Our mine expansion was not put in place to just go in there and displace a whole bunch of competitors in a whole bunch of cities. That has not been the plan and it has not been the way we have historically grown. So just because we have the mine capability doesn't mean we have to put the people in place and the equipment in place to hoist all that salt. We can leave it under Lake Huron for another million years as it has been before. It's not going anywhere.
Jeff Zekauskas - Analyst
All right. Well, then am I right or wrong that 8.4 million tons is a normal winter tonnage for you or is that not right?
Angelo Brisimitzakis - President & CEO
Well, Jeff, just from -- while we haven't ever stated that specifically, you can see from the past that we have -- the largest year we have had has been over 12 million tons; the lowest has been 8 million. Now both of those years would include -- 8.2 million. So 12.2 million to 8.2 million. Both of those years would include roughly a couple million tons of chemical end use, 2 million to 2.5 million tons.
So if you are stripping that out the midpoint of those two would get you somewhere very close to the number that you are talking about.
Jeff Zekauskas - Analyst
Okay. Thank you very much.
Operator
We have reached the allotted time for Q&A for today's conference call. I will turn the conference back to Mr. Angelo Brisimitzakis for any closing remarks.

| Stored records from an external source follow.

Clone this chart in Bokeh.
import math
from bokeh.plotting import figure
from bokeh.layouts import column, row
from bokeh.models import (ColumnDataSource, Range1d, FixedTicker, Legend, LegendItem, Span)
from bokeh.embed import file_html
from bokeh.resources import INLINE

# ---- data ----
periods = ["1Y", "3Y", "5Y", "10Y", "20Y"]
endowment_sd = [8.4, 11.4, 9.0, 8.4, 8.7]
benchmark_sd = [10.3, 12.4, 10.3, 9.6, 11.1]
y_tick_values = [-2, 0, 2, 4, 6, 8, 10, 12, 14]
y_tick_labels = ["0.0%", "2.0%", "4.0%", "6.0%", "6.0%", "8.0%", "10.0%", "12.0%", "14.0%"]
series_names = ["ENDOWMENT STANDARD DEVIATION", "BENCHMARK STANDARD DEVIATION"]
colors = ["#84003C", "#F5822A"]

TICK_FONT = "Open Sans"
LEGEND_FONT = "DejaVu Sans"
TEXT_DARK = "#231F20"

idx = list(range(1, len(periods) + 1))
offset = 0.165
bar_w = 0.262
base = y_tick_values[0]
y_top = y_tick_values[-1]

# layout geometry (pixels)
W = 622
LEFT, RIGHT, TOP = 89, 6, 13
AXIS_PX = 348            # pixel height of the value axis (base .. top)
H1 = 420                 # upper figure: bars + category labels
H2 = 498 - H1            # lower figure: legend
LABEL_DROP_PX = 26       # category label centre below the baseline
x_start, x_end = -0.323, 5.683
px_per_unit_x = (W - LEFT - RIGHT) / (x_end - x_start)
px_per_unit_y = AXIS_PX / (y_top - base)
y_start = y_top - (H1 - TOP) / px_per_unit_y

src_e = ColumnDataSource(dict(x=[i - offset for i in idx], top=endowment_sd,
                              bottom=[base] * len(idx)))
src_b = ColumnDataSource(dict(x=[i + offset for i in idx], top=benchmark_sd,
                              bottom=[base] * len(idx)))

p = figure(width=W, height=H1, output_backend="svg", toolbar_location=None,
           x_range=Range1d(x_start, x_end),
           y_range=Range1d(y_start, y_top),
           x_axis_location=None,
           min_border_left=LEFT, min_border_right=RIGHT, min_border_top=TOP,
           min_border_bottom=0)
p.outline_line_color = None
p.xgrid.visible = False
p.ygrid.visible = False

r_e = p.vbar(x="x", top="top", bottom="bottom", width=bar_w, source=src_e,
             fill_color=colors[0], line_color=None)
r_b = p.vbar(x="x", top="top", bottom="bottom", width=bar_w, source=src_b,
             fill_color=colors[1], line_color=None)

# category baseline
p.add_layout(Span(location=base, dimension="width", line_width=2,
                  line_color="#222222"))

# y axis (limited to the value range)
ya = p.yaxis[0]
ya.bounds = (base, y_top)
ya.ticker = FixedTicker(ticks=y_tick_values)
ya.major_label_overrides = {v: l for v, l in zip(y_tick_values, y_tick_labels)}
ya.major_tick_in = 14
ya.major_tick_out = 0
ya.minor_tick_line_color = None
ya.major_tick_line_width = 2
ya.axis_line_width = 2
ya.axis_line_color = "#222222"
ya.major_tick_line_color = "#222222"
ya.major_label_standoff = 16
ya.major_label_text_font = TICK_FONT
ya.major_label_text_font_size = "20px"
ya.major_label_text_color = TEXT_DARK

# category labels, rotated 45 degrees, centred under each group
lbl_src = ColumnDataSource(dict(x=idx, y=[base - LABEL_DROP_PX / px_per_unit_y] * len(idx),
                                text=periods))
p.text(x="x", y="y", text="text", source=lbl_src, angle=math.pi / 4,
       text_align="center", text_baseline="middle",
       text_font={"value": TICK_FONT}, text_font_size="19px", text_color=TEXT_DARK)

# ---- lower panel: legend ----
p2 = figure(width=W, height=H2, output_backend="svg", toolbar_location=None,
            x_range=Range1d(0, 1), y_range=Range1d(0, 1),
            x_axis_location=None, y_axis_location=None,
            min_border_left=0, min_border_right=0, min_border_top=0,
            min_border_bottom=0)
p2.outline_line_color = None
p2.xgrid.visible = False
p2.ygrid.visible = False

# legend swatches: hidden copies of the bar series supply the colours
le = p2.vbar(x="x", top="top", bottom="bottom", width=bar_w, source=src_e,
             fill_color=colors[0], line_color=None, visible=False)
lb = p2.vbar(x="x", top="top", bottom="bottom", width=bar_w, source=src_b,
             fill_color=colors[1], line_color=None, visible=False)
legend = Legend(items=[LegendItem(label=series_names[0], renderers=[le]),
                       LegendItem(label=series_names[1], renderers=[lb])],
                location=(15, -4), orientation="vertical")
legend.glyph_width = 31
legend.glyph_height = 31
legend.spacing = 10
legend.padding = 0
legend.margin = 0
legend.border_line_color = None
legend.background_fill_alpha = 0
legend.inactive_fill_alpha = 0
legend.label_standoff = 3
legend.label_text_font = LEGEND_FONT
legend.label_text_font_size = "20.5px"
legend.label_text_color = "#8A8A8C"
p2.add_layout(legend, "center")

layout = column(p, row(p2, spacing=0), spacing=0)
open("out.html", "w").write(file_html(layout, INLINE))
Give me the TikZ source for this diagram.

Angelo Brisimitzakis - President & CEO
Thank you, Wes. Despite some of the short-term challenges we faced in the third quarter Compass Minerals is strong and well positioned to maintain its industry-leading position in both salt and specialty potash. We are looking to Mother Nature to give us more normal weather this winter and we are prepared to profitably grow our specialty fertilizer business as the need for potash nutrients continues to increase around the world.
Thank you all for joining us today. Please plan to join us again in February. Goodbye.
Operator
Ladies and gentlemen, that concludes the Compass Minerals third-quarter earnings conference call. We appreciate your time. You may now disconnect.